Omit any picture, and return the remaining data exactly as written.

:: SOURCE MATERIAL ::

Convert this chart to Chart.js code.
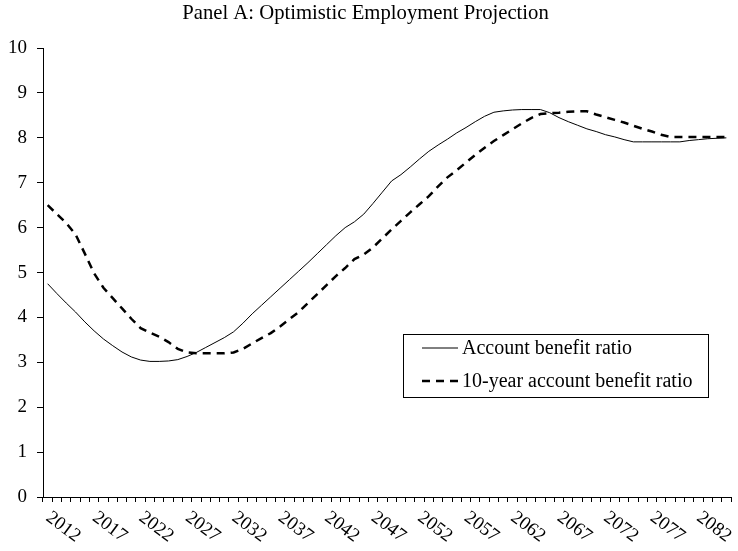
<!DOCTYPE html>
<html>
<head>
<meta charset="utf-8">
<script src="https://cdn.jsdelivr.net/npm/chart.js@4.4.0/dist/chart.umd.min.js"></script>
<style>
  html, body { margin: 0; padding: 0; background: #fff; }
  #wrap { width: 738px; height: 551px; }
</style>
</head>
<body>
<div id="wrap"><canvas id="chart" width="738" height="551"></canvas></div>
<script>
// Panel A: optimistic employment projection, 2012-2085

const years = [
  2012, 2013, 2014, 2015, 2016, 2017, 2018, 2019, 2020, 2021,
  2022, 2023, 2024, 2025, 2026, 2027, 2028, 2029, 2030, 2031,
  2032, 2033, 2034, 2035, 2036, 2037, 2038, 2039, 2040, 2041,
  2042, 2043, 2044, 2045, 2046, 2047, 2048, 2049, 2050, 2051,
  2052, 2053, 2054, 2055, 2056, 2057, 2058, 2059, 2060, 2061,
  2062, 2063, 2064, 2065, 2066, 2067, 2068, 2069, 2070, 2071,
  2072, 2073, 2074, 2075, 2076, 2077, 2078, 2079, 2080, 2081,
  2082, 2083, 2084, 2085
];

const accountRatio = [
  4.75, 4.53, 4.32, 4.12, 3.90, 3.70, 3.52, 3.37, 3.23, 3.12,
  3.05, 3.02, 3.02, 3.03, 3.06, 3.13, 3.22, 3.33, 3.44, 3.55,
  3.68, 3.87, 4.08, 4.27, 4.46, 4.65, 4.84, 5.03, 5.22, 5.42,
  5.62, 5.82, 6.00, 6.13, 6.30, 6.54, 6.79, 7.04, 7.18, 7.35,
  7.53, 7.70, 7.84, 7.97, 8.11, 8.23, 8.36, 8.48, 8.57, 8.60,
  8.62, 8.63, 8.63, 8.63, 8.56, 8.45, 8.36, 8.28, 8.20, 8.14,
  8.07, 8.02, 7.96, 7.91, 7.91, 7.91, 7.91, 7.91, 7.91, 7.94,
  7.96, 7.98, 7.99, 8.00
];

const tenYearRatio = [
  6.50, 6.30, 6.10, 5.85, 5.42, 4.98, 4.66, 4.43, 4.20, 3.97,
  3.76, 3.66, 3.57, 3.45, 3.30, 3.22, 3.20, 3.20, 3.20, 3.20,
  3.22, 3.30, 3.42, 3.54, 3.65, 3.80, 3.96, 4.12, 4.32, 4.52,
  4.72, 4.92, 5.10, 5.30, 5.40, 5.56, 5.76, 5.96, 6.15, 6.34,
  6.52, 6.70, 6.92, 7.12, 7.28, 7.45, 7.62, 7.78, 7.93, 8.06,
  8.19, 8.32, 8.44, 8.53, 8.55, 8.56, 8.58, 8.59, 8.59, 8.52,
  8.46, 8.40, 8.34, 8.27, 8.20, 8.14, 8.07, 8.02, 8.02, 8.02,
  8.02, 8.02, 8.02, 8.02
];

const labelStep = 5; // a year label every 5th category
const yTicks = [0, 1, 2, 3, 4, 5, 6, 7, 8, 9, 10];

const serif = '"Liberation Serif", "Times New Roman", serif';

// x labels run downward to the right, which Chart.js can't do on its own
const rotatedLabels = {
  id: 'rotatedLabels',
  afterDraw(chart) {
    const xs = chart.scales.x;
    const ctx = chart.ctx;
    ctx.save();
    ctx.fillStyle = '#000';
    ctx.font = '19px ' + serif;
    ctx.textAlign = 'left';
    ctx.textBaseline = 'top';
    years.forEach((yr, i) => {
      if (i % labelStep) return;
      const px = xs.getPixelForValue(i);
      ctx.save();
      ctx.translate(px + 6, xs.top + 11);
      ctx.rotate(37 * Math.PI / 180);
      ctx.fillText(String(yr), 0, 0);
      ctx.restore();
    });
    ctx.restore();
  }
};

// boxed legend sitting inside the plot
const boxLegend = {
  id: 'boxLegend',
  afterDraw(chart) {
    const ctx = chart.ctx;
    ctx.save();
    ctx.strokeStyle = '#000';
    ctx.lineWidth = 1;
    ctx.setLineDash([]);
    ctx.strokeRect(403.5, 334.5, 305, 63);
    chart.data.datasets.forEach((ds, i) => {
      const y = 348 + i * 33;
      ctx.beginPath();
      ctx.setLineDash(ds.borderDash || []);
      ctx.lineWidth = ds.borderWidth;
      ctx.strokeStyle = ds.borderColor;
      ctx.moveTo(422, y);
      ctx.lineTo(458, y);
      ctx.stroke();
      ctx.setLineDash([]);
      ctx.fillStyle = '#000';
      ctx.font = '20px ' + serif;
      ctx.textAlign = 'left';
      ctx.textBaseline = 'middle';
      ctx.fillText(ds.label, 462, y + 1);
    });
    ctx.restore();
  }
};

const ctx = document.getElementById('chart').getContext('2d');
new Chart(ctx, {
  type: 'line',
  data: {
    labels: years.map(String),
    datasets: [
      {
        label: 'Account benefit ratio',
        data: accountRatio,
        borderColor: '#000',
        borderWidth: 1,
        pointRadius: 0,
        tension: 0
      },
      {
        label: '10-year account benefit ratio',
        data: tenYearRatio,
        borderColor: '#000',
        borderWidth: 2.5,
        borderDash: [8, 6],
        pointRadius: 0,
        tension: 0
      }
    ]
  },
  options: {
    responsive: false,
    animation: false,
    layout: { padding: { left: 0, right: 7, top: 0, bottom: 0 } },
    plugins: {
      legend: { display: false },
      tooltip: { enabled: false },
      title: {
        display: true,
        text: 'Panel A: Optimistic Employment Projection',
        color: '#000',
        font: { family: serif, size: 20.7, weight: 'normal', lineHeight: 1.2 },
        padding: { top: 1, bottom: 22.2 }
      }
    },
    scales: {
      x: {
        type: 'category',
        offset: true,
        grid: { offset: true, drawOnChartArea: false, drawTicks: true, tickLength: 5, color: '#000', lineWidth: 1 },
        border: { display: true, color: '#000', width: 1 },
        ticks: { display: false, autoSkip: false },
        afterFit: s => { s.height = 54; }
      },
      y: {
        min: yTicks[0],
        max: yTicks[yTicks.length - 1],
        afterBuildTicks: s => { s.ticks = yTicks.map(v => ({ value: v })); },
        grid: { drawOnChartArea: false, drawTicks: true, tickLength: 6, color: '#000', lineWidth: 1 },
        border: { display: true, color: '#000', width: 1 },
        ticks: { color: '#000', padding: 10, font: { family: serif, size: 19 } },
        afterFit: s => { s.width = 43; }
      }
    }
  },
  plugins: [rotatedLabels, boxLegend]
});
</script>
</body>
</html>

:::

* _CORRECT ANSWER_
Convert this chart to Chart.js code.
<!DOCTYPE html>
<html>
<head>
<meta charset="utf-8">
<script src="https://cdn.jsdelivr.net/npm/chart.js@4.4.0/dist/chart.umd.min.js"></script>
<style>
  html, body { margin: 0; padding: 0; background: #fff; }
  #wrap { width: 738px; height: 551px; }
</style>
</head>
<body>
<div id="wrap"><canvas id="chart" width="738" height="551"></canvas></div>
<script>
// Panel A: optimistic employment projection, 2012-2085

const years = [
  2012, 2013, 2014, 2015, 2016, 2017, 2018, 2019, 2020, 2021,
  2022, 2023, 2024, 2025, 2026, 2027, 2028, 2029, 2030, 2031,
  2032, 2033, 2034, 2035, 2036, 2037, 2038, 2039, 2040, 2041,
  2042, 2043, 2044, 2045, 2046, 2047, 2048, 2049, 2050, 2051,
  2052, 2053, 2054, 2055, 2056, 2057, 2058, 2059, 2060, 2061,
  2062, 2063, 2064, 2065, 2066, 2067, 2068, 2069, 2070, 2071,
  2072, 2073, 2074, 2075, 2076, 2077, 2078, 2079, 2080, 2081,
  2082, 2083, 2084, 2085
];

const accountRatio = [
  4.75, 4.53, 4.32, 4.12, 3.90, 3.70, 3.52, 3.37, 3.23, 3.12,
  3.05, 3.02, 3.02, 3.03, 3.06, 3.13, 3.22, 3.33, 3.44, 3.55,
  3.68, 3.87, 4.08, 4.27, 4.46, 4.65, 4.84, 5.03, 5.22, 5.42,
  5.62, 5.82, 6.00, 6.13, 6.30, 6.54, 6.79, 7.04, 7.18, 7.35,
  7.53, 7.70, 7.84, 7.97, 8.11, 8.23, 8.36, 8.48, 8.57, 8.60,
  8.62, 8.63, 8.63, 8.63, 8.56, 8.45, 8.36, 8.28, 8.20, 8.14,
  8.07, 8.02, 7.96, 7.91, 7.91, 7.91, 7.91, 7.91, 7.91, 7.94,
  7.96, 7.98, 7.99, 8.00
];

const tenYearRatio = [
  6.50, 6.30, 6.10, 5.85, 5.42, 4.98, 4.66, 4.43, 4.20, 3.97,
  3.76, 3.66, 3.57, 3.45, 3.30, 3.22, 3.20, 3.20, 3.20, 3.20,
  3.22, 3.30, 3.42, 3.54, 3.65, 3.80, 3.96, 4.12, 4.32, 4.52,
  4.72, 4.92, 5.10, 5.30, 5.40, 5.56, 5.76, 5.96, 6.15, 6.34,
  6.52, 6.70, 6.92, 7.12, 7.28, 7.45, 7.62, 7.78, 7.93, 8.06,
  8.19, 8.32, 8.44, 8.53, 8.55, 8.56, 8.58, 8.59, 8.59, 8.52,
  8.46, 8.40, 8.34, 8.27, 8.20, 8.14, 8.07, 8.02, 8.02, 8.02,
  8.02, 8.02, 8.02, 8.02
];

const labelStep = 5; // a year label every 5th category
const yTicks = [0, 1, 2, 3, 4, 5, 6, 7, 8, 9, 10];

const serif = '"Liberation Serif", "Times New Roman", serif';

// x labels run downward to the right, which Chart.js can't do on its own
const rotatedLabels = {
  id: 'rotatedLabels',
  afterDraw(chart) {
    const xs = chart.scales.x;
    const ctx = chart.ctx;
    ctx.save();
    ctx.fillStyle = '#000';
    ctx.font = '19px ' + serif;
    ctx.textAlign = 'left';
    ctx.textBaseline = 'top';
    years.forEach((yr, i) => {
      if (i % labelStep) return;
      const px = xs.getPixelForValue(i);
      ctx.save();
      ctx.translate(px + 6, xs.top + 11);
      ctx.rotate(37 * Math.PI / 180);
      ctx.fillText(String(yr), 0, 0);
      ctx.restore();
    });
    ctx.restore();
  }
};

// boxed legend sitting inside the plot
const boxLegend = {
  id: 'boxLegend',
  afterDraw(chart) {
    const ctx = chart.ctx;
    ctx.save();
    ctx.strokeStyle = '#000';
    ctx.lineWidth = 1;
    ctx.setLineDash([]);
    ctx.strokeRect(403.5, 334.5, 305, 63);
    chart.data.datasets.forEach((ds, i) => {
      const y = 348 + i * 33;
      ctx.beginPath();
      ctx.setLineDash(ds.borderDash || []);
      ctx.lineWidth = ds.borderWidth;
      ctx.strokeStyle = ds.borderColor;
      ctx.moveTo(422, y);
      ctx.lineTo(458, y);
      ctx.stroke();
      ctx.setLineDash([]);
      ctx.fillStyle = '#000';
      ctx.font = '20px ' + serif;
      ctx.textAlign = 'left';
      ctx.textBaseline = 'middle';
      ctx.fillText(ds.label, 462, y + 1);
    });
    ctx.restore();
  }
};

const ctx = document.getElementById('chart').getContext('2d');
new Chart(ctx, {
  type: 'line',
  data: {
    labels: years.map(String),
    datasets: [
      {
        label: 'Account benefit ratio',
        data: accountRatio,
        borderColor: '#000',
        borderWidth: 1,
        pointRadius: 0,
        tension: 0
      },
      {
        label: '10-year account benefit ratio',
        data: tenYearRatio,
        borderColor: '#000',
        borderWidth: 2.5,
        borderDash: [8, 6],
        pointRadius: 0,
        tension: 0
      }
    ]
  },
  options: {
    responsive: false,
    animation: false,
    layout: { padding: { left: 0, right: 7, top: 0, bottom: 0 } },
    plugins: {
      legend: { display: false },
      tooltip: { enabled: false },
      title: {
        display: true,
        text: 'Panel A: Optimistic Employment Projection',
        color: '#000',
        font: { family: serif, size: 20.7, weight: 'normal', lineHeight: 1.2 },
        padding: { top: 1, bottom: 22.2 }
      }
    },
    scales: {
      x: {
        type: 'category',
        offset: true,
        grid: { offset: true, drawOnChartArea: false, drawTicks: true, tickLength: 5, color: '#000', lineWidth: 1 },
        border: { display: true, color: '#000', width: 1 },
        ticks: { display: false, autoSkip: false },
        afterFit: s => { s.height = 54; }
      },
      y: {
        min: yTicks[0],
        max: yTicks[yTicks.length - 1],
        afterBuildTicks: s => { s.ticks = yTicks.map(v => ({ value: v })); },
        grid: { drawOnChartArea: false, drawTicks: true, tickLength: 6, color: '#000', lineWidth: 1 },
        border: { display: true, color: '#000', width: 1 },
        ticks: { color: '#000', padding: 10, font: { family: serif, size: 19 } },
        afterFit: s => { s.width = 43; }
      }
    }
  },
  plugins: [rotatedLabels, boxLegend]
});
</script>
</body>
</html>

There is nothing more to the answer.